Harry Leitch

Personal information
- Nationality: British (Scottish)
- Born: 14 February 1985 (age 41) Edinburgh, Scotland

Sport

= Harry Leitch =

Scottish squash player

Harry Leitch (born 14 February 1985) is a stem cell biologist and a former Scottish international squash player who competed at three Commonwealth Games.

== Squash career==
Having trained at the Heriot-Watt Squash Academy and the East of Scotland Institute of Sport, Leitch became Scotland's number one junior in 2002.

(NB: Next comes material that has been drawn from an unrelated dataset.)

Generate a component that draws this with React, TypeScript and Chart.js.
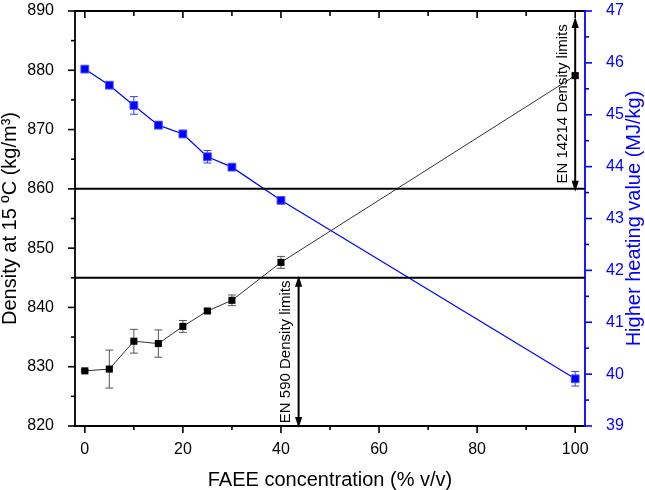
import React, { useEffect, useRef } from "react";
import { Chart, registerables } from "chart.js";

Chart.register(...registerables);

const FONT = '"Liberation Sans", Arial, Helvetica, sans-serif';

// ---- data ----
const faeeConcentration = [0, 5, 10, 15, 20, 25, 30, 40, 100];
const densityValues = [829.3, 829.6, 834.3, 833.9, 836.8, 839.4, 841.2, 847.6, 879.1];
const densityErrors = [0.2, 3.2, 2.0, 2.3, 1.0, 0.3, 0.9, 1.0, 0.3];
const hhvValues = [45.88, 45.57, 45.18, 44.8, 44.63, 44.19, 43.99, 43.35, 39.91];
const hhvErrors = [0.03, 0.03, 0.17, 0.07, 0.07, 0.12, 0.04, 0.03, 0.14];

// ---- axes ----
const xMajorTicks = [0, 20, 40, 60, 80, 100];
const xMinorTicks = [10, 30, 50, 70, 90];
const densityMajorTicks = [820, 830, 840, 850, 860, 870, 880, 890];
const densityMinorTicks = [825, 835, 845, 855, 865, 875, 885];
const hhvMajorTicks = [39, 40, 41, 42, 43, 44, 45, 46, 47];
const hhvMinorTicks = [39.5, 40.5, 41.5, 42.5, 43.5, 44.5, 45.5, 46.5];

const xTitle = "FAEE concentration (% v/v)";
const densityTitle = "Density at 15 \u00baC (kg/m\u00b3)";
const hhvTitle = "Higher heating value (MJ/kg)";

// ---- density limits ----
const limitLines = [860, 845];
const en590Label = "EN 590 Density limits";
const en590X = 43.6;
const en590Range = [820, 845];
const en14214Label = "EN 14214 Density limits";
const en14214X = 100;
const en14214Range = [860, 889];

const BLUE = "#0000ff";

function drawArrow(ctx: CanvasRenderingContext2D, x: number, yTop: number, yBot: number) {
  const head = 11;
  const hw = 3.6;
  ctx.save();
  ctx.strokeStyle = "#000";
  ctx.fillStyle = "#000";
  ctx.lineWidth = 2;
  ctx.beginPath();
  ctx.moveTo(x, yTop + head - 1);
  ctx.lineTo(x, yBot - head + 1);
  ctx.stroke();
  ctx.beginPath();
  ctx.moveTo(x, yTop);
  ctx.lineTo(x - hw, yTop + head);
  ctx.lineTo(x + hw, yTop + head);
  ctx.closePath();
  ctx.fill();
  ctx.beginPath();
  ctx.moveTo(x, yBot);
  ctx.lineTo(x - hw, yBot - head);
  ctx.lineTo(x + hw, yBot - head);
  ctx.closePath();
  ctx.fill();
  ctx.restore();
}

function drawVText(ctx: CanvasRenderingContext2D, text: string, x: number, y: number, font: string, color: string) {
  ctx.save();
  ctx.translate(x, y);
  ctx.rotate(-Math.PI / 2);
  ctx.font = font;
  ctx.fillStyle = color;
  ctx.textAlign = "center";
  ctx.textBaseline = "middle";
  ctx.fillText(text, 0, 0);
  ctx.restore();
}

const overlayPlugin = {
  id: "overlay",
  beforeDatasetsDraw(chart: any) {
    const { ctx } = chart;
    const xs = chart.scales.x;
    const drawErr = (vals: number[], errs: number[], scale: any, color: string) => {
      ctx.save();
      ctx.strokeStyle = color;
      ctx.lineWidth = 1;
      vals.forEach((v, i) => {
        const px = xs.getPixelForValue(faeeConcentration[i]);
        const top = scale.getPixelForValue(v + errs[i]);
        const bot = scale.getPixelForValue(v - errs[i]);
        ctx.beginPath();
        ctx.moveTo(px, top);
        ctx.lineTo(px, bot);
        ctx.moveTo(px - 4, top);
        ctx.lineTo(px + 4, top);
        ctx.moveTo(px - 4, bot);
        ctx.lineTo(px + 4, bot);
        ctx.stroke();
      });
      ctx.restore();
    };
    drawErr(densityValues, densityErrors, chart.scales.y, "#555555");
    drawErr(hhvValues, hhvErrors, chart.scales.y1, "#3b3bff");
  },
  afterDatasetsDraw(chart: any) {
    const { ctx, chartArea } = chart;
    const xs = chart.scales.x;
    const ys = chart.scales.y;
    ctx.save();
    ctx.strokeStyle = "#000";
    ctx.lineWidth = 2;
    limitLines.forEach((v) => {
      const py = ys.getPixelForValue(v);
      ctx.beginPath();
      ctx.moveTo(chartArea.left, py);
      ctx.lineTo(chartArea.right, py);
      ctx.stroke();
    });
    ctx.restore();

    const a1x = xs.getPixelForValue(en590X);
    const a1t = ys.getPixelForValue(en590Range[1]);
    const a1b = ys.getPixelForValue(en590Range[0]);
    drawArrow(ctx, a1x, a1t - 2, a1b + 2);
    drawVText(ctx, en590Label, a1x - 12.5, (a1t + a1b) / 2, `15px ${FONT}`, "#000");

    const a2x = xs.getPixelForValue(en14214X);
    const a2t = ys.getPixelForValue(en14214Range[1]);
    const a2b = ys.getPixelForValue(en14214Range[0]);
    drawArrow(ctx, a2x, a2t, a2b + 3);
    drawVText(ctx, en14214Label, a2x - 12.5, (a2t + a2b) / 2 + 1, `15px ${FONT}`, "#000");
  },
  afterDraw(chart: any) {
    const { ctx, chartArea } = chart;
    const { left, right, top, bottom } = chartArea;
    const xs = chart.scales.x;
    const ys = chart.scales.y;
    const y1 = chart.scales.y1;
    ctx.save();
    ctx.lineWidth = 1.6;
    const vTick = (scale: any, vals: number[], yEdge: number, len: number, color: string) => {
      ctx.strokeStyle = color;
      vals.forEach((v) => {
        const px = scale.getPixelForValue(v);
        ctx.beginPath();
        ctx.moveTo(px, yEdge);
        ctx.lineTo(px, yEdge + len);
        ctx.stroke();
      });
    };
    const hTick = (scale: any, vals: number[], xEdge: number, len: number, color: string) => {
      ctx.strokeStyle = color;
      vals.forEach((v) => {
        const py = scale.getPixelForValue(v);
        ctx.beginPath();
        ctx.moveTo(xEdge, py);
        ctx.lineTo(xEdge + len, py);
        ctx.stroke();
      });
    };
    vTick(xs, xMajorTicks, bottom, 7, "#000");
    vTick(xs, xMinorTicks, bottom, 4, "#000");
    vTick(xs, xMajorTicks, top, 7, "#000");
    vTick(xs, xMinorTicks, top, 5, "#000");
    hTick(ys, densityMajorTicks, left, -7, "#000");
    hTick(ys, densityMinorTicks, left, -4, "#000");
    hTick(y1, hhvMajorTicks, right, 7, BLUE);
    hTick(y1, hhvMinorTicks, right, 4, BLUE);

    ctx.lineWidth = 1.8;
    ctx.strokeStyle = "#000";
    ctx.beginPath();
    ctx.moveTo(right, top);
    ctx.lineTo(left, top);
    ctx.lineTo(left, bottom);
    ctx.lineTo(right, bottom);
    ctx.stroke();
    ctx.strokeStyle = BLUE;
    ctx.beginPath();
    ctx.moveTo(right, top - 0.9);
    ctx.lineTo(right, bottom + 0.9);
    ctx.stroke();
    ctx.restore();

    drawVText(ctx, hhvTitle, 634, (top + bottom) / 2, `20px ${FONT}`, BLUE);
  },
};

export default function App() {
  const canvasRef = useRef<HTMLCanvasElement | null>(null);

  useEffect(() => {
    if (!canvasRef.current) return;
    Chart.defaults.font.family = FONT;
    const chart = new Chart(canvasRef.current, {
      type: "line",
      data: {
        datasets: [
          {
            label: "Density",
            data: faeeConcentration.map((c, i) => ({ x: c, y: densityValues[i] })),
            yAxisID: "y",
            borderColor: "#333333",
            borderWidth: 1,
            backgroundColor: "#000000",
            pointBackgroundColor: "#000000",
            pointBorderColor: "#000000",
            pointBorderWidth: 0,
            pointStyle: "rect",
            pointRadius: 5,
            tension: 0,
          },
          {
            label: "HHV",
            data: faeeConcentration.map((c, i) => ({ x: c, y: hhvValues[i] })),
            yAxisID: "y1",
            borderColor: BLUE,
            borderWidth: 1.2,
            backgroundColor: BLUE,
            pointBackgroundColor: BLUE,
            pointBorderColor: "#4d4dff",
            pointBorderWidth: 1,
            pointStyle: "rect",
            pointRadius: 5.5,
            tension: 0,
          },
        ],
      },
      options: {
        animation: false,
        responsive: true,
        maintainAspectRatio: false,
        layout: { padding: { top: 11, left: 0, right: 0, bottom: 0 } },
        plugins: {
          legend: { display: false },
          tooltip: { enabled: false },
        },
        scales: {
          x: {
            type: "linear",
            min: -2,
            max: 102,
            grid: { display: false },
            border: { display: false },
            afterBuildTicks: (s: any) => {
              s.ticks = xMajorTicks.map((v) => ({ value: v }));
            },
            afterFit: (s: any) => {
              s.height = 64;
              s.paddingLeft = 0;
              s.paddingRight = 0;
            },
            ticks: { color: "#000", font: { size: 16, family: FONT }, padding: 6, maxRotation: 0 },
            title: {
              display: true,
              text: xTitle,
              color: "#000",
              font: { size: 20, family: FONT, lineHeight: 1 },
              padding: 0,
            },
          },
          y: {
            type: "linear",
            position: "left",
            min: 820,
            max: 890,
            grid: { display: false },
            border: { display: false },
            afterBuildTicks: (s: any) => {
              s.ticks = densityMajorTicks.map((v) => ({ value: v }));
            },
            afterFit: (s: any) => {
              s.width = 75;
              s.paddingTop = 0;
              s.paddingBottom = 0;
            },
            ticks: { color: "#000", font: { size: 16, family: FONT }, padding: 13 },
            title: {
              display: true,
              text: densityTitle,
              color: "#000",
              font: { size: 20, family: FONT, lineHeight: 1 },
              padding: 0,
            },
          },
          y1: {
            type: "linear",
            position: "right",
            min: 39,
            max: 47,
            grid: { display: false },
            border: { display: false },
            afterBuildTicks: (s: any) => {
              s.ticks = hhvMajorTicks.map((v) => ({ value: v }));
            },
            afterFit: (s: any) => {
              s.width = 60;
              s.paddingTop = 0;
              s.paddingBottom = 0;
            },
            ticks: { color: BLUE, font: { size: 16, family: FONT }, padding: 13 },
            title: { display: false },
          },
        },
      },
      plugins: [overlayPlugin],
    } as any);
    return () => chart.destroy();
  }, []);

  return (
    <div style={{ position: "absolute", left: 0, top: 0, width: 645, height: 490, background: "#fff" }}>
      <canvas ref={canvasRef} />
    </div>
  );
}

He made his debut for the Scottish senior team in 2003 and has since made over 60 international appearances. He competed at the European Championships, the World Championships and represented the Scottish team at the 2006 Commonwealth Games in Melbourne, where he, and partner John White, were knocked out (8-10 9-2 9-2 3-9 9-6) in the quarterfinals by the eventual champions Lee Beachill and Peter Nicol.

In 2010, Leitch appeared for the Scottish team again at the 2010 Commonwealth Games, playing alongside Alan Clyne in the men's doubles, and Lisa Aitken in the Mixed Doubles. He and Clyne finished 4th after losing 2–0 to the Australian team in the bronze medal match.

In September 2013 Leitch was one of the first 27 athletes to be selected as part of Team Scotland for the 2014 Commonwealth Games in Glasgow. Leitch and Clyne again reached the semi-finals in men's doubles but ultimately finished 4th, losing to James Willstrop and Daryl Selby of England in the bronze medal match.

In addition, he won a record ten Blues representing the University of Cambridge on the squash court. This led to the introduction of the 'Leitch Law' in 2014, which limits the number of varsity appearances to 8 in total, essentially extending the 'Rankov Rule' from rowing to encompass all Varsity matches.

== Academic career ==
Leitch grew up in Edinburgh, where he attended George Watson's College. Following graduation in 2003, Leitch entered the University of Cambridge, where he obtained a BA in Natural Sciences in 2007. He subsequently completed an MB/PhD at the School of Clinical Medicine and a research fellowship at Wolfson College, as well as teaching Medicine at Fitzwilliam College.